PALABRA DE VIDA Septiembre 2016
«Todo es vuestro;
y vosotros de Cristo
y Cristo de Dios»
(1 Co 3, 22-23)
Estamos en la comunidad de los
cristianos de Corinto, muy dinámica, llena de iniciativa, animada desde dentro
por grupos vinculados a diferentes líderes carismáticos. De ahí las tensiones
entre personas y grupos, divisiones, culto a la personalidad, deseo de
sobresalir. Pablo interviene con decisión
recordando a todos que, en la riqueza y
en la variedad de dones y líderes que la comunidad posee, hay algo mucho
más profundo que los vincula en unidad: la pertenencia a Dios.
Una vez más resuena el gran
anuncio cristiano: Dios está con nosotros, y nosotros no estamos
sin rumbo, abandonados a nuestra suerte, no somos huérfanos; somos hijos suyos, somos suyos.
Como un verdadero padre, Él se preocupa de cada uno sin dejar que nos falte
nada de lo necesario para nuestro bien. Incluso es sobreabundante en el amor y en sus dones:
«Todo es vuestro –como afirma Pablo–: el mundo, la vida, la muerte, el
presente, el futuro, todo es vuestro». Nos ha dado incluso a su Hijo, Jesús.
¡Qué inmensa confianza por parte de Dios en
poner todo en nuestras manos! Y sin embargo, cuántas veces hemos abusado de sus dones: nos hemos creído dueños de la
creación hasta saquearla y arruinarla; dueños de nuestros hermanos y hermanas
hasta esclavizarlos y masacrarlos; dueños de nuestras vidas hasta malgastarlas
a base de narcisismo y degradación.
El don inmenso de Dios –«Todo es
vuestro»– requiere gratitud. Con frecuencia nos lamentamos por lo que no tenemos o nos
dirigimos a Dios solo para pedir. ¿Por qué no mirar a nuestro
alrededor y descubrir el bien y la belleza que nos rodean? ¿Por qué no dar las
gracias a Dios por todo lo que nos da cada día?

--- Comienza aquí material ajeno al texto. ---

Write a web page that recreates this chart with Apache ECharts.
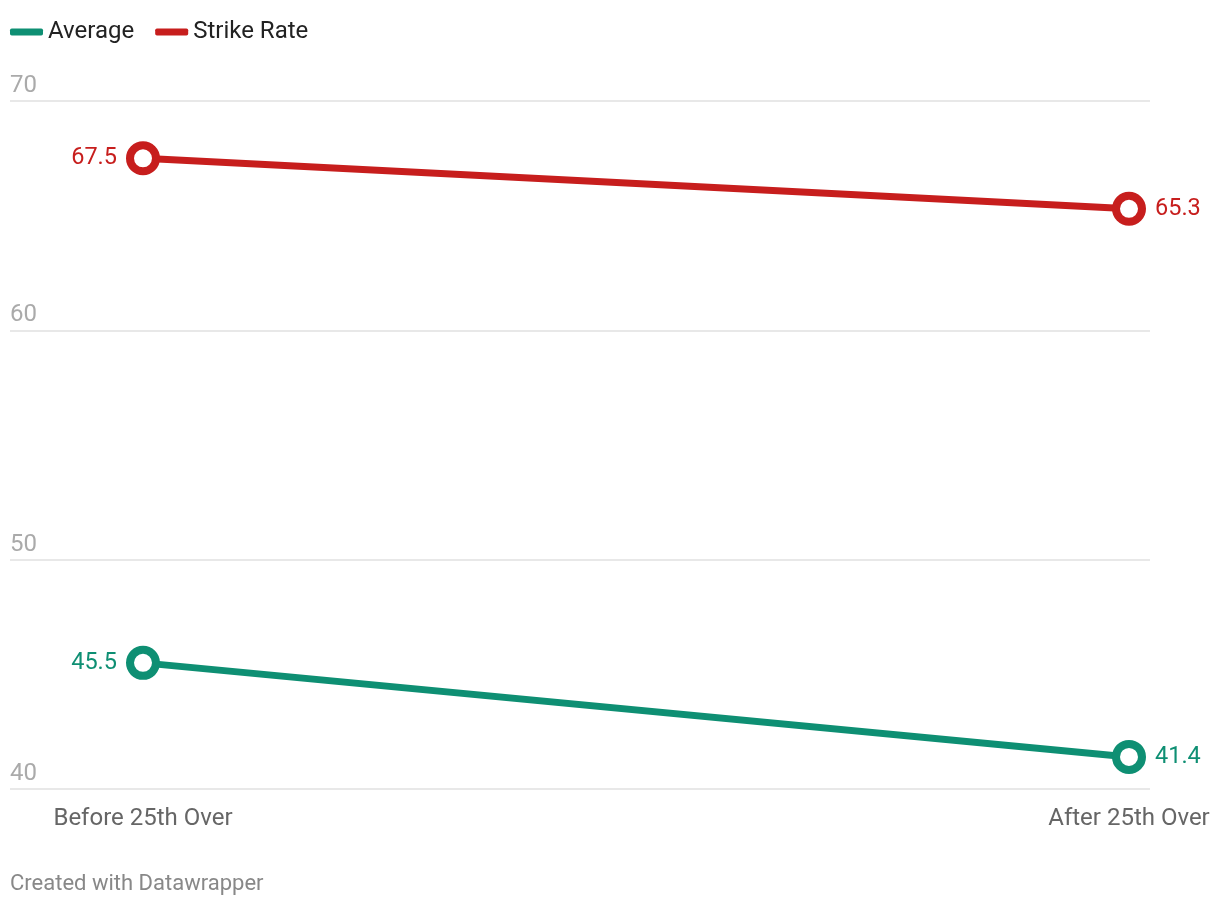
<!DOCTYPE html>
<html><head><meta charset="utf-8">
<script src="https://cdn.jsdelivr.net/npm/echarts@6/dist/echarts.min.js"></script>
<style>html,body{margin:0;padding:0;background:#fff}#c{width:1220px;height:906px}</style>
</head><body><div id="c"></div>
<script>
const categories = ['Before 25th Over', 'After 25th Over'];
const averageValues = [45.5, 41.4];
const strikeRateValues = [67.5, 65.3];
const yTicks = [40, 50, 60, 70];

const FONT = 'Roboto';
const GREEN = '#0e8f73';
const RED = '#c71e1d';

function mkSeries(name, values, color) {
  return {
    name, type: 'line',
    data: values.map((v, i) => ({
      value: [i, v],
      label: { position: i === 0 ? 'left' : 'right' }
    })),
    symbol: 'circle', symbolSize: 26,
    lineStyle: { color, width: 7 },
    itemStyle: { color: '#fff', borderColor: color, borderWidth: 8 },
    color,
    label: {
      show: true, fontFamily: FONT, fontSize: 23.5, color,
      distance: 9,
      formatter: p => p.value[1].toFixed(1)
    },
    emphasis: { disabled: true },
    z: name === 'Average' ? 3 : 2
  };
}

const chart = echarts.init(document.getElementById('c'));
chart.setOption({
  animation: false,
  textStyle: { fontFamily: FONT },
  grid: { left: 10, right: 70, top: 101, bottom: 117, containLabel: false },
  legend: {
    left: 10, top: 20, padding: 0, itemWidth: 33, itemHeight: 7, itemGap: 21,
    icon: 'roundRect',
    textStyle: { fontFamily: FONT, fontSize: 24, color: '#222', padding: [0, 0, 0, 0] },
    data: [{ name: 'Average', itemStyle: { color: GREEN, borderWidth: 0 } },
           { name: 'Strike Rate', itemStyle: { color: RED, borderWidth: 0 } }],
    selectedMode: false
  },
  title: {
    text: 'Created with Datawrapper', left: 10, top: 873,
    textStyle: { fontFamily: FONT, fontSize: 22, fontWeight: 'normal', color: '#888' },
    padding: 0
  },
  xAxis: {
    type: 'value', min: -133 / 986, max: 1 + 21 / 986,
    axisLine: { show: false }, axisTick: { show: false }, splitLine: { show: false },
    axisLabel: {
      customValues: [0, 1], showMinLabel: true, showMaxLabel: true,
      formatter: v => categories[Math.round(v)],
      fontFamily: FONT, fontSize: 24, color: '#666', margin: 18
    }
  },
  yAxis: {
    type: 'value', min: yTicks[0], max: yTicks[yTicks.length - 1], interval: 10,
    axisLine: { show: false }, axisTick: { show: false },
    splitLine: { lineStyle: { color: '#e0e0e0', width: 1.5 } },
    axisLabel: {
      inside: true, margin: 0, verticalAlign: 'bottom', padding: [0, 0, 3, 0],
      fontFamily: FONT, fontSize: 24, color: '#aaa'
    }
  },
  series: [mkSeries('Strike Rate', strikeRateValues, RED), mkSeries('Average', averageValues, GREEN)]
});
</script></body></html>
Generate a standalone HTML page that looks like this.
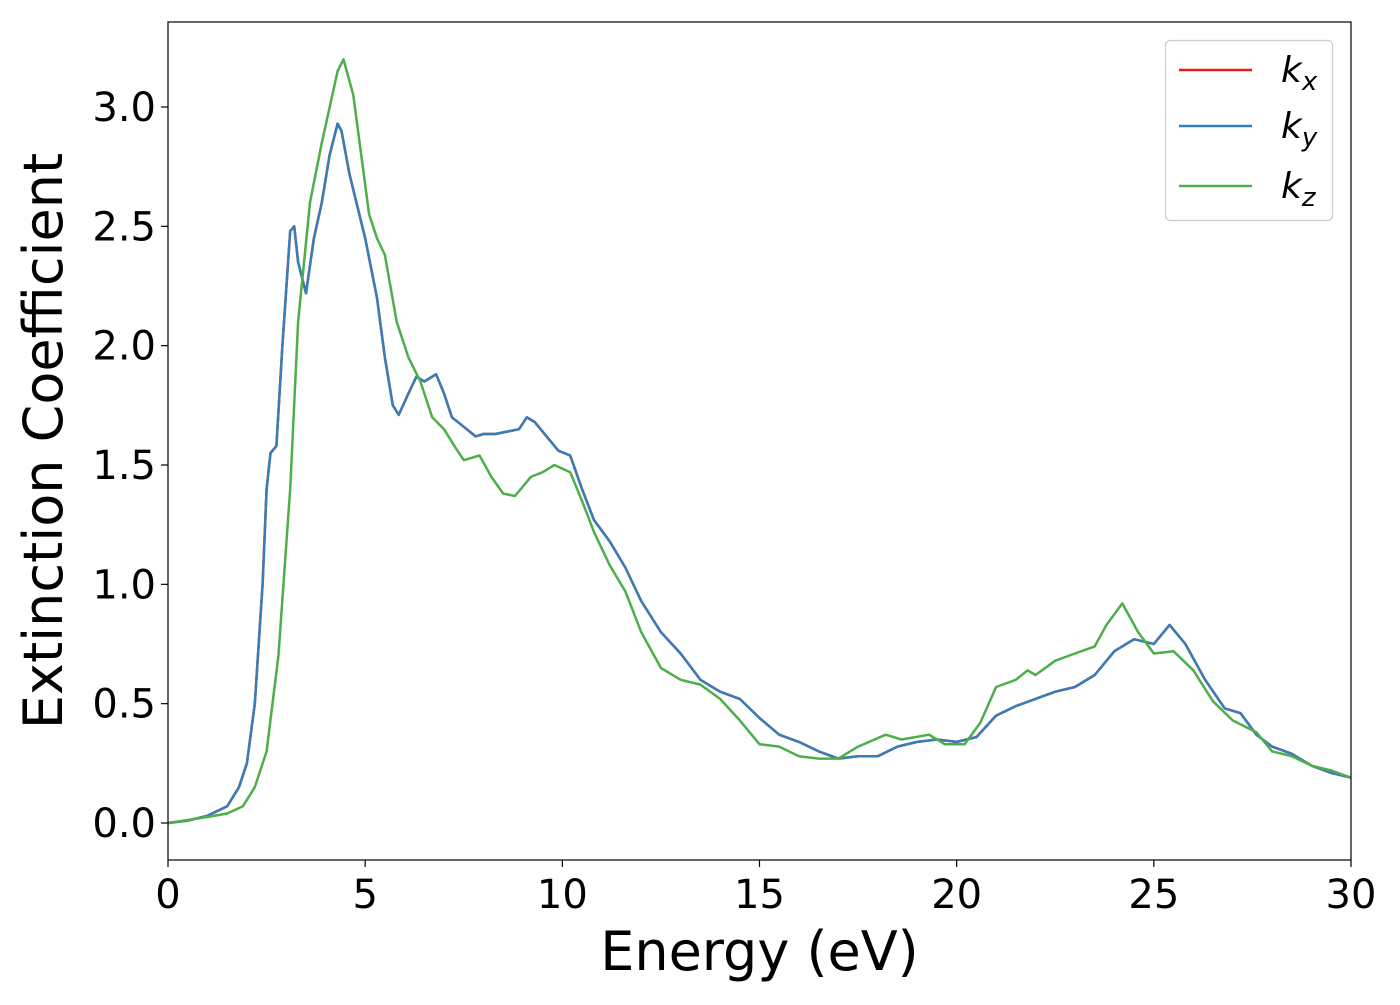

«Todo es vuestro» es también una responsabilidad. Reclama nuestros desvelos, ternura y
cuidado por todo lo que se nos encomienda: el mundo entero y cada
ser humano; el mismo cuidado que Jesús tiene con nosotros («vosotros sois de
Cristo»), el
mismo que el Padre tiene por Jesús («Cristo
es de Dios»).
Deberíamos saber gozar con quien está en la alegría y
llorar con quien está en el llanto, dispuestos a recoger cualquier
lamento, división, dolor o violencia como algo que nos pertenece, y compartirlo
hasta transformarlo en amor. Todo se nos da para que lo llevemos a Cristo, o sea, a la
plenitud de vida, y a Dios, o sea, a su meta final, devolviendo a cada cosa y a
cada persona su dignidad y su significado más profundo.
Un día, en el verano de 1949, Chiara Lubich percibió
una unidad tan grande con Cristo que se sintió unida a Él como una esposa a su
Esposo. Entonces se le ocurrió pensar en la dote que debería llevar como regalo,
y comprendió que debía ser ¡toda la creación! Por
su parte, Él le daría en herencia todo el Paraíso. Recordó entonces las
palabras del salmo: «Pídeme, y te daré en
herencia las naciones, en propiedad los confines de la tierra» (Sal 2, 8). «Creímos y pedimos, y nos dio todo para llevárselo a Él, y Él nos dará
el Cielo: nosotros la creación, Él lo Increado».
Hacia el final de su vida,
hablando del Movimiento al que había dado vida y en el cual se veía a sí misma,
Chiara Lubich escribió: «Y ¿cuál es mi
último deseo ahora y para ahora? Quisiera que la Obra de María [el
Movimiento de los Focolares], al final de
los tiempos, cuando, compacta, esté a la espera de comparecer ante Jesús
abandonado-resucitado, pueda repetirle –suscribiendo las palabras que siempre
me conmueven del teólogo belga Jacques Leclercq: “...En tu día, Dios mío, yo
iré hacia ti… Iré hacia ti, Dios mío […] y con mi sueño más loco: llevarte el mundo entre los
brazos”»[1].
[1] C. Lubich, El grito, Ciudad Nueva, Madrid
2000, 20022, pp. 137-138. Cf. también ed. en catalán: El crit, Madrid 2010, pp. 152-153.